____ DATASET SECTION
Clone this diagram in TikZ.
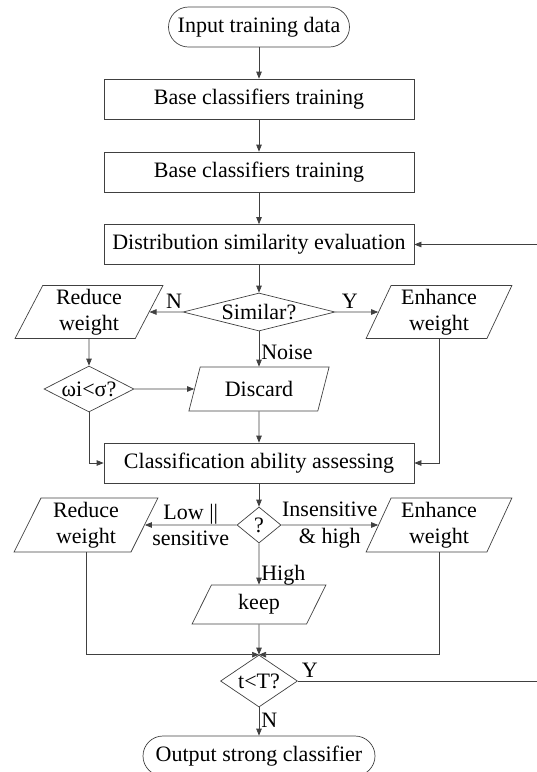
\documentclass[tikz,border=0pt]{standalone}
\usepackage{fontspec}
\setmainfont{Liberation Serif}
\usetikzlibrary{shapes.geometric,arrows.meta}

\begin{document}
\begin{tikzpicture}[x=1pt,y=-1pt,line width=0.7pt,draw=black!75,
        font=\fontsize{22}{26.5}\selectfont,
        >={Triangle[length=7pt,width=5.5pt]},
        proc/.style={draw,rectangle,minimum width=310pt,minimum height=40pt,inner sep=0pt},
        term/.style={draw,rectangle,rounded corners=20pt,minimum height=40pt,inner sep=0pt},
        io/.style={draw,trapezium,trapezium left angle=67,trapezium right angle=113,
            trapezium stretches=true,align=center,inner sep=0pt},
        test/.style={draw,diamond,inner sep=0pt}]
        \useasboundingbox (0,0) rectangle (537,772);

        \node[term,minimum width=181pt] (input) at (259,27) {Input training data};
        \node[proc] (base1) at (259,99) {Base classifiers training};
        \node[proc] (base2) at (259,172) {Base classifiers training};
        \node[proc] (dist) at (259,244.5) {Distribution similarity evaluation};
        \node[test,aspect=4,minimum width=152pt,minimum height=38pt] (similar) at (259,312) {Similar?};
        \node[io,minimum width=148pt,minimum height=53pt] (reduce1) at (89,312) {Reduce\\weight};
        \node[io,minimum width=146pt,minimum height=53pt] (enhance1) at (439,312) {Enhance\\weight};
        \node[test,aspect=2,minimum width=90pt,minimum height=46pt] (omega) at (89,389) {ωi<σ?};
        \node[io,minimum width=141pt,minimum height=44pt] (discard) at (259,389) {Discard};
        \node[proc] (assess) at (259,463) {Classification ability assessing};
        \node[test,minimum width=44pt,minimum height=36pt] (check) at (259,525) {?};
        \node[io,minimum width=144pt,minimum height=54pt] (reduce2) at (86,525) {Reduce\\weight};
        \node[io,minimum width=146pt,minimum height=54pt] (enhance2) at (439,525) {Enhance\\weight};
        \node[io,minimum width=134pt,minimum height=39pt] (keep) at (259,604.5) {keep};
        \node[test,aspect=1.5,minimum width=77pt,minimum height=52pt] (loop) at (259,681) {t<T?};
        \node[term,minimum width=232pt] (output) at (259,756) {Output strong classifier};
        \coordinate (back) at (537,244.5);
        \coordinate (again) at (537,681);

        \draw[->] (input) -- (base1);
        \draw[->] (base1) -- (base2);
        \draw[->] (base2) -- (dist);
        \draw[->] (back) -- (dist);
        \draw[->] (dist) -- (similar);
        \draw[->] (similar) -- node[above,pos=0.26] {N} (reduce1);
        \draw[->] (similar) -- node[above,pos=0.34] {Y} (enhance1);
        \draw[->] (similar) -- node[right,pos=0.6,inner sep=2pt] {Noise} (discard);
        \draw[->] (reduce1) -- (omega);
        \draw[->] (omega) -- (discard);
        \draw[->] (discard) -- (assess);
        \draw[->] (omega.south) |- (assess.west);
        \draw[->] (enhance1.south) |- (assess.east);
        \draw[->] (assess) -- (check);
        \draw[->] (check) -- node[align=center,inner sep=0pt] {Low ||\\sensitive} (reduce2);
        \draw[->] (check) -- node[align=center,inner sep=0pt] {Insensitive\\\& high} (enhance2);
        \draw[->] (check) -- node[right,pos=0.76,inner sep=2pt] {High} (keep);
        \draw[->] (keep) -- (loop);
        \draw[->] (reduce2.south) |- (loop.north);
        \draw[->] (enhance2.south) |- (loop.north);
        \draw (loop) -- node[above,pos=0.05] {Y} (again);
        \draw[->] (loop) -- node[right,pos=0.45,inner sep=2pt] {N} (output);
    \end{tikzpicture}
\end{document}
________
> [SET PROBLEM] Reproduce the material above in full and without alteration, but skip all pictures.

> [RESPONSE FOR THIS EXERCISE]
Clone this diagram in TikZ.
\documentclass[tikz,border=0pt]{standalone}
\usepackage{fontspec}
\setmainfont{Liberation Serif}
\usetikzlibrary{shapes.geometric,arrows.meta}

\begin{document}
\begin{tikzpicture}[x=1pt,y=-1pt,line width=0.7pt,draw=black!75,
        font=\fontsize{22}{26.5}\selectfont,
        >={Triangle[length=7pt,width=5.5pt]},
        proc/.style={draw,rectangle,minimum width=310pt,minimum height=40pt,inner sep=0pt},
        term/.style={draw,rectangle,rounded corners=20pt,minimum height=40pt,inner sep=0pt},
        io/.style={draw,trapezium,trapezium left angle=67,trapezium right angle=113,
            trapezium stretches=true,align=center,inner sep=0pt},
        test/.style={draw,diamond,inner sep=0pt}]
        \useasboundingbox (0,0) rectangle (537,772);

        \node[term,minimum width=181pt] (input) at (259,27) {Input training data};
        \node[proc] (base1) at (259,99) {Base classifiers training};
        \node[proc] (base2) at (259,172) {Base classifiers training};
        \node[proc] (dist) at (259,244.5) {Distribution similarity evaluation};
        \node[test,aspect=4,minimum width=152pt,minimum height=38pt] (similar) at (259,312) {Similar?};
        \node[io,minimum width=148pt,minimum height=53pt] (reduce1) at (89,312) {Reduce\\weight};
        \node[io,minimum width=146pt,minimum height=53pt] (enhance1) at (439,312) {Enhance\\weight};
        \node[test,aspect=2,minimum width=90pt,minimum height=46pt] (omega) at (89,389) {ωi<σ?};
        \node[io,minimum width=141pt,minimum height=44pt] (discard) at (259,389) {Discard};
        \node[proc] (assess) at (259,463) {Classification ability assessing};
        \node[test,minimum width=44pt,minimum height=36pt] (check) at (259,525) {?};
        \node[io,minimum width=144pt,minimum height=54pt] (reduce2) at (86,525) {Reduce\\weight};
        \node[io,minimum width=146pt,minimum height=54pt] (enhance2) at (439,525) {Enhance\\weight};
        \node[io,minimum width=134pt,minimum height=39pt] (keep) at (259,604.5) {keep};
        \node[test,aspect=1.5,minimum width=77pt,minimum height=52pt] (loop) at (259,681) {t<T?};
        \node[term,minimum width=232pt] (output) at (259,756) {Output strong classifier};
        \coordinate (back) at (537,244.5);
        \coordinate (again) at (537,681);

        \draw[->] (input) -- (base1);
        \draw[->] (base1) -- (base2);
        \draw[->] (base2) -- (dist);
        \draw[->] (back) -- (dist);
        \draw[->] (dist) -- (similar);
        \draw[->] (similar) -- node[above,pos=0.26] {N} (reduce1);
        \draw[->] (similar) -- node[above,pos=0.34] {Y} (enhance1);
        \draw[->] (similar) -- node[right,pos=0.6,inner sep=2pt] {Noise} (discard);
        \draw[->] (reduce1) -- (omega);
        \draw[->] (omega) -- (discard);
        \draw[->] (discard) -- (assess);
        \draw[->] (omega.south) |- (assess.west);
        \draw[->] (enhance1.south) |- (assess.east);
        \draw[->] (assess) -- (check);
        \draw[->] (check) -- node[align=center,inner sep=0pt] {Low ||\\sensitive} (reduce2);
        \draw[->] (check) -- node[align=center,inner sep=0pt] {Insensitive\\\& high} (enhance2);
        \draw[->] (check) -- node[right,pos=0.76,inner sep=2pt] {High} (keep);
        \draw[->] (keep) -- (loop);
        \draw[->] (reduce2.south) |- (loop.north);
        \draw[->] (enhance2.south) |- (loop.north);
        \draw (loop) -- node[above,pos=0.05] {Y} (again);
        \draw[->] (loop) -- node[right,pos=0.45,inner sep=2pt] {N} (output);
    \end{tikzpicture}
\end{document}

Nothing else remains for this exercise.